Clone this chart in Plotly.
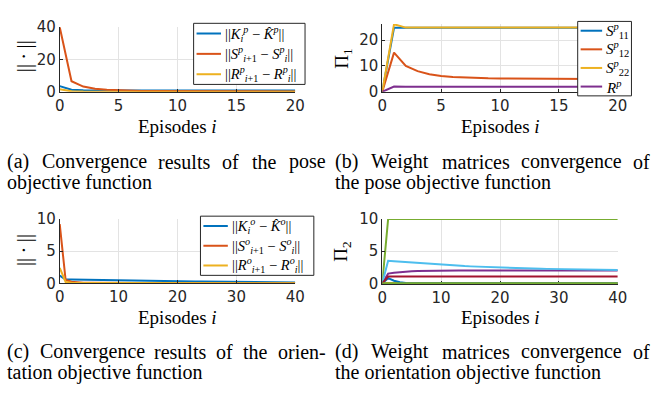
import plotly.graph_objects as go

# ---------------- data ----------------
ep20 = list(range(21))
ep40 = list(range(41))

# (a) pose objective convergence
pose_K = [3.5, 1.2, 0.9, 0.85, 0.8, 0.8, 0.8, 0.8, 0.8, 0.8, 0.8,
          0.8, 0.8, 0.8, 0.8, 0.8, 0.8, 0.8, 0.8, 0.8, 0.8]
pose_S = [40.0, 6.5, 3.2, 1.9, 1.3, 0.9, 0.7, 0.55, 0.45, 0.4, 0.35,
          0.3, 0.3, 0.25, 0.25, 0.2, 0.2, 0.2, 0.2, 0.2, 0.2]
pose_R = [1.5, 0.3, 0.12, 0.06, 0.04, 0.03, 0.02, 0.02, 0.02, 0.02, 0.02,
          0.02, 0.02, 0.02, 0.02, 0.02, 0.02, 0.02, 0.02, 0.02, 0.02]

# (b) pose weight matrices
pi1_S11 = [0.0, 24.8, 24.8, 24.8, 24.8, 24.8, 24.8, 24.8, 24.8, 24.8, 24.8,
           24.8, 24.8, 24.8, 24.8, 24.8, 24.8, 24.8, 24.8, 24.8, 24.8]
pi1_S12 = [0.0, 15.2, 10.0, 8.0, 6.8, 6.1, 5.7, 5.45, 5.3, 5.2, 5.15,
           5.1, 5.07, 5.05, 5.03, 5.02, 5.01, 5.0, 5.0, 5.0, 5.0]
pi1_S22 = [0.0, 26.2, 24.9, 24.9, 24.9, 24.9, 24.9, 24.9, 24.9, 24.9, 24.9,
           24.9, 24.9, 24.9, 24.9, 24.9, 24.9, 24.9, 24.9, 24.9, 24.9]
pi1_R = [0.0, 2.05, 1.95, 1.95, 1.95, 1.95, 1.95, 1.95, 1.95, 1.95, 1.95,
         1.95, 1.95, 1.95, 1.95, 1.95, 1.95, 1.95, 1.95, 1.95, 1.95]

# (c) orientation objective convergence
ori_K = [1.2, 0.6, 0.58, 0.56, 0.54, 0.52, 0.5, 0.48, 0.46, 0.44, 0.42,
         0.41, 0.4, 0.38, 0.37, 0.36, 0.35, 0.34, 0.33, 0.32, 0.3,
         0.29, 0.28, 0.27, 0.26, 0.25, 0.24, 0.23, 0.22, 0.21, 0.2,
         0.19, 0.18, 0.18, 0.17, 0.16, 0.15, 0.15, 0.14, 0.13, 0.13]
ori_S = [9.2, 0.5, 0.25, 0.15, 0.1, 0.08, 0.06, 0.05, 0.05, 0.04, 0.04,
         0.04, 0.03, 0.03, 0.03, 0.03, 0.03, 0.03, 0.03, 0.03, 0.02,
         0.02, 0.02, 0.02, 0.02, 0.02, 0.02, 0.02, 0.02, 0.02, 0.02,
         0.02, 0.02, 0.02, 0.02, 0.02, 0.02, 0.02, 0.02, 0.02, 0.02]
ori_R = [2.4, 0.2, 0.1, 0.08, 0.06, 0.05, 0.05, 0.04, 0.04, 0.04, 0.03,
         0.03, 0.03, 0.03, 0.03, 0.03, 0.03, 0.03, 0.03, 0.03, 0.02,
         0.02, 0.02, 0.02, 0.02, 0.02, 0.02, 0.02, 0.02, 0.02, 0.02,
         0.02, 0.02, 0.02, 0.02, 0.02, 0.02, 0.02, 0.02, 0.02, 0.02]

# (d) orientation weight matrices
pi2_a = [0.0, 0.8, 0.4, 0.15, 0.05, 0.02, 0.0, 0.0, 0.0, 0.0, 0.0,
         0.0, 0.0, 0.0, 0.0, 0.0, 0.0, 0.0, 0.0, 0.0, 0.0,
         0.0, 0.0, 0.0, 0.0, 0.0, 0.0, 0.0, 0.0, 0.0, 0.0,
         0.0, 0.0, 0.0, 0.0, 0.0, 0.0, 0.0, 0.0, 0.0, 0.0]
pi2_b = [0.0] * 41
pi2_c = [0.0] * 41
pi2_d = [0.0, 1.5, 1.65, 1.75, 1.82, 1.87, 1.9, 1.93, 1.95, 1.97, 1.98,
         1.99, 2.0, 2.0, 2.0, 2.0, 2.0, 2.0, 2.0, 2.0, 2.0,
         2.0, 2.0, 2.0, 2.0, 2.0, 2.0, 2.0, 2.0, 2.0, 2.0,
         2.0, 2.0, 2.0, 2.0, 2.0, 2.0, 2.0, 2.0, 2.0, 2.0]
pi2_e = [0.0] + [10.0] * 40
pi2_f = [0.0, 3.5, 3.42, 3.35, 3.28, 3.2, 3.13, 3.07, 3.0, 2.94, 2.88,
         2.82, 2.77, 2.72, 2.67, 2.63, 2.59, 2.55, 2.51, 2.48, 2.45,
         2.42, 2.39, 2.36, 2.33, 2.31, 2.28, 2.26, 2.24, 2.22, 2.2,
         2.18, 2.16, 2.15, 2.13, 2.12, 2.1, 2.09, 2.08, 2.07, 2.06]
pi2_g = [0.0] + [1.05] * 40
pi2_h = [0.0] * 41

# legend labels
lab_a = ["||<i>K</i><sub><i>i</i></sub><sup><i>p</i></sup> − <i>K̂</i><sup><i>p</i></sup>||",
         "||<i>S</i><sup><i>p</i></sup><sub><i>i</i>+1</sub> − <i>S</i><sup><i>p</i></sup><sub><i>i</i></sub>||",
         "||<i>R</i><sup><i>p</i></sup><sub><i>i</i>+1</sub> − <i>R</i><sup><i>p</i></sup><sub><i>i</i></sub>||"]
lab_b = ["<i>S</i><sup><i>p</i></sup><sub>11</sub>", "<i>S</i><sup><i>p</i></sup><sub>12</sub>",
         "<i>S</i><sup><i>p</i></sup><sub>22</sub>", "<i>R</i><sup><i>p</i></sup>"]
lab_c = ["||<i>K</i><sub><i>i</i></sub><sup><i>o</i></sup> − <i>K̂</i><sup><i>o</i></sup>||",
         "||<i>S</i><sup><i>o</i></sup><sub><i>i</i>+1</sub> − <i>S</i><sup><i>o</i></sup><sub><i>i</i></sub>||",
         "||<i>R</i><sup><i>o</i></sup><sub><i>i</i>+1</sub> − <i>R</i><sup><i>o</i></sup><sub><i>i</i></sub>||"]

C = ["#0072BD", "#D95319", "#EDB120", "#7E2F8E", "#77AC30", "#4DBEEE", "#A2142F"]

W, H = 661, 397
def px(x): return x / W
def py(y): return 1 - y / H

fig = go.Figure()
LW = 2

def add(x, y, color, name, xa, ya):
    fig.add_trace(go.Scatter(
        x=x, y=y, mode="lines", line=dict(color=color, width=LW),
        name=name, xaxis=xa, yaxis=ya, showlegend=False))

add(ep20, pose_K, C[0], lab_a[0], "x", "y")
add(ep20, pose_S, C[1], lab_a[1], "x", "y")
add(ep20, pose_R, C[2], lab_a[2], "x", "y")

add(ep20, pi1_S11, C[0], lab_b[0], "x2", "y2")
add(ep20, pi1_S12, C[1], lab_b[1], "x2", "y2")
add(ep20, pi1_S22, C[2], lab_b[2], "x2", "y2")
add(ep20, pi1_R, C[3], lab_b[3], "x2", "y2")

add(ep40, ori_K, C[0], lab_c[0], "x3", "y3")
add(ep40, ori_S, C[1], lab_c[1], "x3", "y3")
add(ep40, ori_R, C[2], lab_c[2], "x3", "y3")

for series, col in [(pi2_b, C[1]), (pi2_c, C[2]), (pi2_a, C[0]), (pi2_d, C[3]),
                    (pi2_e, C[4]), (pi2_f, C[5]), (pi2_g, C[6]), (pi2_h, C[4])]:
    add(ep40, series, col, "", "x4", "y4")

tickfont = dict(family="DejaVu Sans", size=15, color="#262626")
def axis(domain, rng, tickvals, anchor, layer="above traces"):
    return dict(domain=domain, range=rng, tickvals=tickvals, anchor=anchor,
                showgrid=True, gridcolor="#e3e3e3", gridwidth=1,
                showline=True, linecolor="#262626", linewidth=1,
                ticks="inside", ticklen=3, tickcolor="#262626",
                tickfont=tickfont, zeroline=False, fixedrange=True, layer=layer)

xl = [px(56), px(297)]
xr = [px(386), px(627)]
ya_dom = [py(86.7), py(19)]
yb_dom = [py(86.7), py(15.7)]
yc_dom = [py(287.3), py(220)]
yd_dom = [py(288.1), py(220)]

fig.update_layout(
    width=W, height=H, margin=dict(l=0, r=0, t=0, b=0),
    paper_bgcolor="white", plot_bgcolor="white", showlegend=False,
    xaxis=axis(xl, [0, 20], [0, 5, 10, 15, 20], "y"),
    yaxis=axis(ya_dom, [0, 40], [0, 20, 40], "x"),
    xaxis2=axis(xr, [0, 20], [0, 5, 10, 15, 20], "y2"),
    yaxis2=axis(yb_dom, [0, 26.3], [0, 10, 20], "x2"),
    xaxis3=axis(xl, [0, 40], [0, 10, 20, 30, 40], "y3"),
    yaxis3=axis(yc_dom, [0, 10], [0, 5, 10], "x3"),
    xaxis4=axis(xr, [0, 40], [0, 10, 20, 30, 40], "y4", layer="below traces"),
    yaxis4=axis(yd_dom, [-0.12, 10], [0, 5, 10], "x4"),
)

serif = "Liberation Serif"
ann = []
shapes = []
def text(x, y, s, size=19, angle=0, xanchor="center", yanchor="middle", color="black"):
    ann.append(dict(x=px(x), y=py(y), xref="paper", yref="paper", text=s,
                    showarrow=False, font=dict(family=serif, size=size, color=color),
                    textangle=angle, xanchor=xanchor, yanchor=yanchor))

# boxed legends: frame, colour samples and labels
def legend_box(x0, y0, x1, y1, labels, colors, sample, size):
    shapes.append(dict(type="rect", xref="paper", yref="paper",
                       x0=px(x0), x1=px(x1), y0=py(y1), y1=py(y0),
                       line=dict(color="#262626", width=1), fillcolor="white"))
    step = (y1 - y0) / len(labels)
    for k, (lab, col) in enumerate(zip(labels, colors)):
        yc = y0 + step * (k + 0.5)
        shapes.append(dict(type="line", xref="paper", yref="paper",
                           x0=px(x0 + 3), x1=px(x0 + 3 + sample), y0=py(yc), y1=py(yc),
                           line=dict(color=col, width=LW)))
        text(x0 + 5 + sample, yc, lab, size=size, xanchor="left")

legend_box(193, 15, 307, 79, lab_a, C[:3], 25, 14.5)
legend_box(586, 13, 641, 91, lab_b, C[:4], 22, 15)
legend_box(200, 217, 316, 279, lab_c, C[:3], 25, 14.5)

# axis titles
for cx, cy in [(176.5, 123), (506.5, 123), (176.5, 323), (506.5, 323)]:
    text(cx, cy, "Episodes <i>i</i>")
text(19, 50, "||\u2009·\u2009||", size=21, angle=-90)
text(19, 253, "||\u2009·\u2009||", size=21, angle=-90)
text(345, 52, "Π<sub>1</sub>", angle=-90)
text(345, 254, "Π<sub>2</sub>", angle=-90)

# captions, first lines justified to the column width (Times metrics)
TW = {"a": 444, "b": 500, "c": 444, "d": 500, "e": 444, "f": 333, "g": 500, "h": 500,
      "i": 278, "j": 278, "k": 500, "l": 278, "m": 778, "n": 500, "o": 500, "p": 500,
      "q": 500, "r": 333, "s": 389, "t": 278, "u": 500, "v": 500, "w": 722, "x": 500,
      "y": 500, "z": 444, "(": 333, ")": 333, "C": 667, "W": 944, "-": 333}
CAP = 20
def wwidth(w): return sum(TW.get(ch, 500) for ch in w) * CAP / 1000.0

def justified(line, x0, x1, y):
    words = line.split(" ")
    widths = [wwidth(w) for w in words]
    gap = (x1 - x0 - sum(widths)) / (len(words) - 1)
    x = x0
    for w, wd in zip(words, widths):
        text(x, y, w, size=CAP, xanchor="left")
        x += wd + gap

captions = [
    ("(a) Convergence results of the pose", "objective function", 0, 325, 160),
    ("(b) Weight matrices convergence of", "the pose objective function", 336, 657, 160),
    ("(c) Convergence results of the orien-", "tation objective function", 0, 325, 359),
    ("(d) Weight matrices convergence of", "the orientation objective function", 336, 657, 359),
]
for l1, l2, x0, x1, y in captions:
    justified(l1, x0, x1, y)
    text(x0, y + 22, l2, size=CAP, xanchor="left")

fig.update_layout(annotations=ann, shapes=shapes)
fig.write_html("out.html")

# # # # #

Directions for this task: Repeat the listing above exactly from its first line to the line containing "ep40 = list(range(41))", both included, and omit the pictures.

Solution to this task:
Clone this chart in Plotly.
import plotly.graph_objects as go

# ---------------- data ----------------
ep20 = list(range(21))
ep40 = list(range(41))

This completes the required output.